Will our research, and that of numerous others keen to preserve the archives of multicultural and multilingual writing in Australia and argue for its relevance to the national literary heritage, open another cultural gate to previously barred newcomers? Will Australian literature become multilingual as well as multicultural and will it come to embrace versions of English too ‘accented’ to be accommodated within narrow definitions of what constitutes a ‘native’ competency in writing? Will Australia ever overcome its entrenched monolingualism to truly reflect its status as one of the most multicultural nations on earth? While more modest in our aspirations, more aware of the powerful forces behind the monolingual English paradigm than we were at the start of our work, we have been encouraged by the enthusiastic response in part of the literary community, and by the tireless, largely unacknowledged work of writers and scholars toiling to keep literary and linguistic traditions alive. If, as we suspect, this work, creative as well as scholarly, will remain a modest niche within Australian literature, it is a niche emboldened by global cultural developments, a niche we hope will become increasingly visible as Australian culture gains a better understanding of its transnational potential.

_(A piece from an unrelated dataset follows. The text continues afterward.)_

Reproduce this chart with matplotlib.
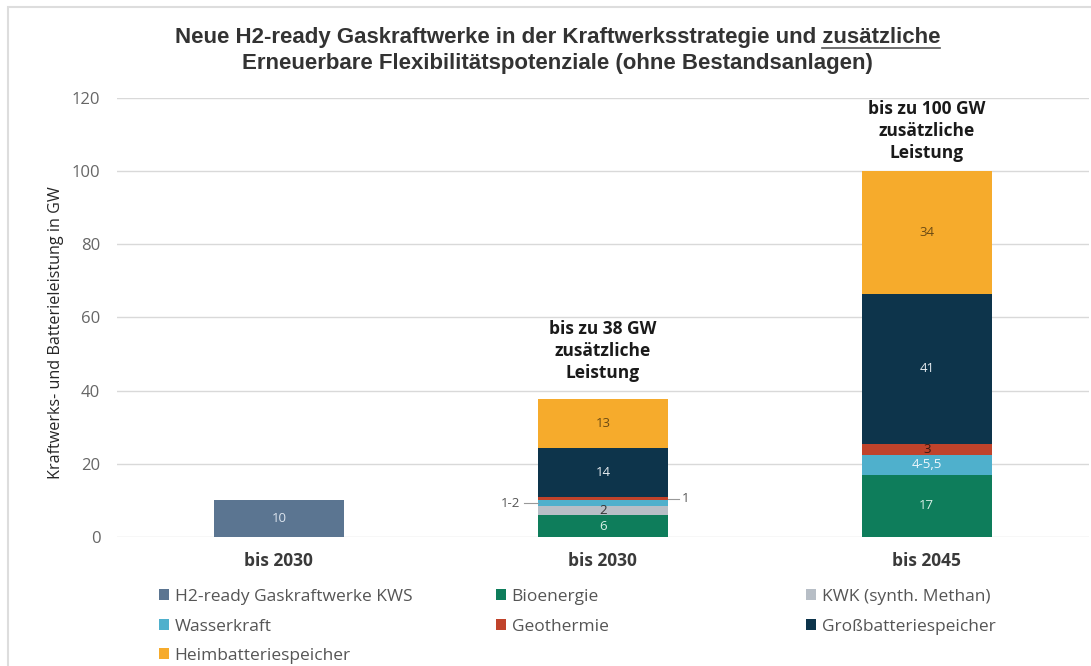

This essay was first presented as part of Provocations, a new public forum initiated by the J.M. Coetzee Centre for Creative Culture at the University of Adelaide tackling controversies in the arts and humanities.  The theme of the first series was 'Who Shot the Albatross?: Gate-keeping in Australian culture'.


Works Cited:

Brian Castro Looking for Estrellita. St Lucia: University of Queensland Press, 1999.
Rey Chow, Not Like a Native Speaker: On Languaging as a Postcolonial Experience. New York: Columbia University Press, 2014.
Robert Dessaix, ‘Nice work if you can get it.’ Australian Book Review 128: (1991), 26.
Robert Dixon, ‘Australian Literature – International Contexts.’ Southerly. 67: 1-2, 2007, 15-27.
Sneja Gunew, Post-multicultural Writers as Neo-cosmopolitan Mediators. London: Anthem Press, 2017.
Michael Jacklin, ‘The Transnational Turn in Australian Literary Studies.’ JASAL, Special Issue: ‘Australian Literature in a Global World.’ W. Ommundsen and T. Simoes da Silva (eds.) 2009.
Tuấn Ngọc Nguyễn, ‘Vietnamese Literature in Australia: Language and Identity’, forthcoming in Australian Literary Studies.
Catherine H. Seaton, ‘Of Cats and Wogs: “Translating” the Migrant Experience Through 20th Century Crónicas in Spanish-Language Newspapers in Australia’, PhD thesis, University of Wollongong, 2018.
Yasemin Yildiz, Beyond the Mother Tongue: The Postmonolingual Condition. New York: Fordham University Press, 2011.
Ouyang Yu. Songs of the Last Chinese Poet. Broadway, NSW: Wild Peony, 1997.
-On the Smell of an Oily Rag: Speaking English, thinking Chinese and living Australian. Kent Town, SA: Wakefield Press, 2007.